Zach Kaiser, MFA ’13
thesis abstract
As a DJ, every time I play a gig or make a song, I engage in a creative learning process. By selecting which records to bring to a gig or deciding what songs to sample, DJs create databases and establish limits within which they play, illuminating connections between database entries for themselves and their audiences.
I believe that the most powerful learning experiences are, indeed, creative, in that the learner engages in an act of creation. While playing a DJ set is one example of such a learning experience, writing an engaging and thoughtful research paper is another.
As our access to information increases, no matter what we are studying, our ability to manage complexity must increase. Our rapidly changing experiences of the world, shaped like rocks by the floodwaters of data, require a new methodology for learning and meaning-making. My thesis argues that this new methodology is specifically a DJ methodology. It extends the philosophies of bricolage and constructionism by understanding that anything—ideas, events, characters or places—can be sampled and mixed in an exploratory, creative act.

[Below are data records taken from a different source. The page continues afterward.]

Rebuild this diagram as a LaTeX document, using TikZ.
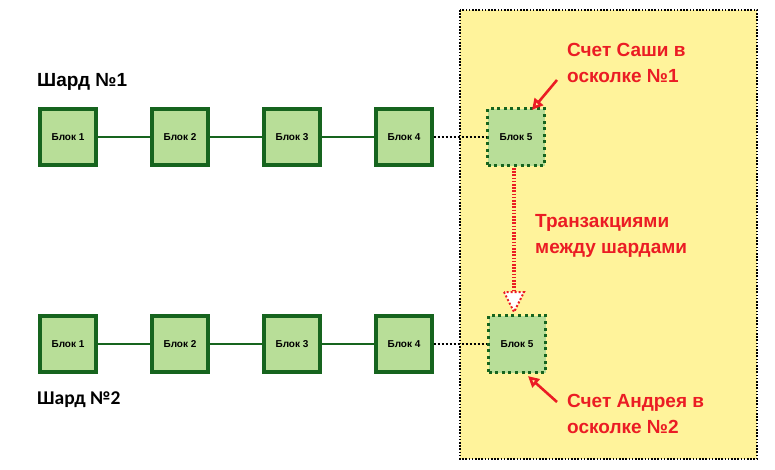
\documentclass[tikz,border=0pt]{standalone}
\usepackage{fontspec}
\setmainfont{Liberation Sans}
\newfontfamily\calfont{Carlito}
\usetikzlibrary{arrows.meta,calc}
\definecolor{blockfill}{RGB}{184,222,152}
\definecolor{blockdraw}{RGB}{22,100,30}
\definecolor{zone}{RGB}{255,243,155}
\definecolor{redtxt}{RGB}{235,28,36}
\tikzset{
  blockbox/.style={draw=blockdraw, fill=blockfill, line width=3.2pt, minimum width=56pt, minimum height=56pt, inner sep=0pt, font=\bfseries\fontsize{10}{11}\selectfont},
  dotbox/.style={draw=blockdraw, fill=blockfill, line width=3.2pt, line cap=butt, dash pattern=on 3pt off 3.6pt, minimum width=57pt, minimum height=57pt, inner sep=0pt, font=\bfseries\fontsize{10}{11}\selectfont},
  chain/.style={draw=blockdraw, line width=1.8pt},
  dotlink/.style={draw=black, line width=2pt, dash pattern=on 2pt off 2pt},
  note/.style={text=redtxt, font=\bfseries\fontsize{19}{26}\selectfont, align=left, anchor=west, inner sep=0pt},
  shardlbl/.style={font=\bfseries\fontsize{19}{21}\selectfont, anchor=west, inner sep=0pt},
  redarrow/.style={draw=redtxt, line width=2.6pt, -{Triangle[open, length=11pt, width=11pt]}},
}
\begin{document}
\begin{tikzpicture}[x=1pt, y=-1pt]
\useasboundingbox (0,0) rectangle (775,469);
% yellow zone
\draw[fill=zone, draw=black, line width=1.6pt, dash pattern=on 1.6pt off 1.6pt] (460,10) rectangle (757,459);

% shard labels
\node[shardlbl] (s1) at (37,82) {Шард №1};
\node[shardlbl, font=\calfont\bfseries\fontsize{19.5}{21}\selectfont] (s2) at (37,400) {Шард №2};

% row 1
\node[blockbox] (a1) at (68,137) {Блок 1};
\node[blockbox] (a2) at (180,137) {Блок 2};
\node[blockbox] (a3) at (292,137) {Блок 3};
\node[blockbox] (a4) at (404,137) {Блок 4};
\node[dotbox]   (a5) at (516,137) {Блок 5};
% row 2
\node[blockbox] (b1) at (68,344) {Блок 1};
\node[blockbox] (b2) at (180,344) {Блок 2};
\node[blockbox] (b3) at (292,344) {Блок 3};
\node[blockbox] (b4) at (404,344) {Блок 4};
\node[dotbox]   (b5) at (517,344) {Блок 5};

\draw[chain] (a1) -- (a2);
\draw[chain] (a2) -- (a3);
\draw[chain] (a3) -- (a4);
\draw[chain] (b1) -- (b2);
\draw[chain] (b2) -- (b3);
\draw[chain] (b3) -- (b4);
\draw[dotlink] (a4.east) -- (a5.west);
\draw[dotlink] (b4.east) -- (b5.west);

% transaction arrow
\coordinate (tstart) at (514,168);
\coordinate (ttip) at (514,312);
\draw[draw=redtxt, line width=4pt, dash pattern=on 1.6pt off 1.6pt] (tstart) -- (514,292);
\draw[draw=redtxt, fill=white, line width=2pt, dash pattern=on 2pt off 2pt] (504,292) -- (ttip) -- (524,292) -- cycle;

% notes
\node[note] (n1) at (567,63) {Счет Саши в\\осколке №1};
\node[note] (n2) at (535,236) {Транзакциями\\между шардами};
\node[note] (n3) at (567,414) {Счет Андрея в\\осколке №2};

\coordinate (p1) at (557,80);
\coordinate (p2) at (557,402);
\draw[redarrow] (p1) -- ($(a5.north)+(16,3)$);
\draw[redarrow] (p2) -- ($(b5.south)+(11,2)$);
\end{tikzpicture}
\end{document}
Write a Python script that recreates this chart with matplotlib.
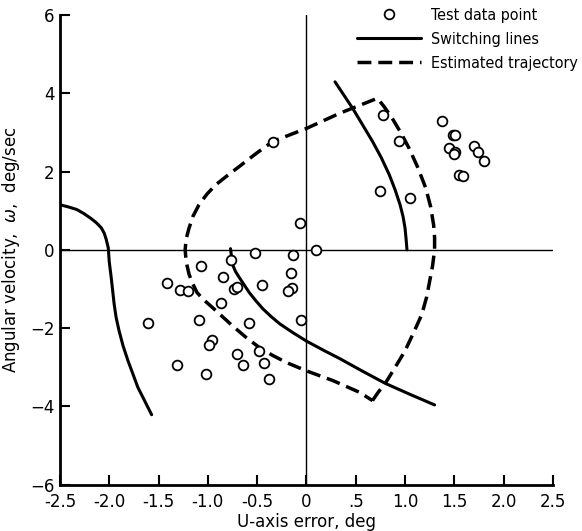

The relationship between the variability and modularity of a DJ set and the database of a student’s creative inquiry forms the foundation of my studio practice. I design learning experiences, systems, and technologies in order to better understand the DJ methodology. This methodology advocates for the design of learning experiences that leverage computation to facilitate the creation of human-readable, as opposed to machine-readable, meaning. In doing so, the DJ methodology begins to serve as a platform for a critical discourse. My thesis can be read both as an explication of the different facets of the methodology as well as a guide to employing it, thus illustrating a pedagogy and a philosophy of learning.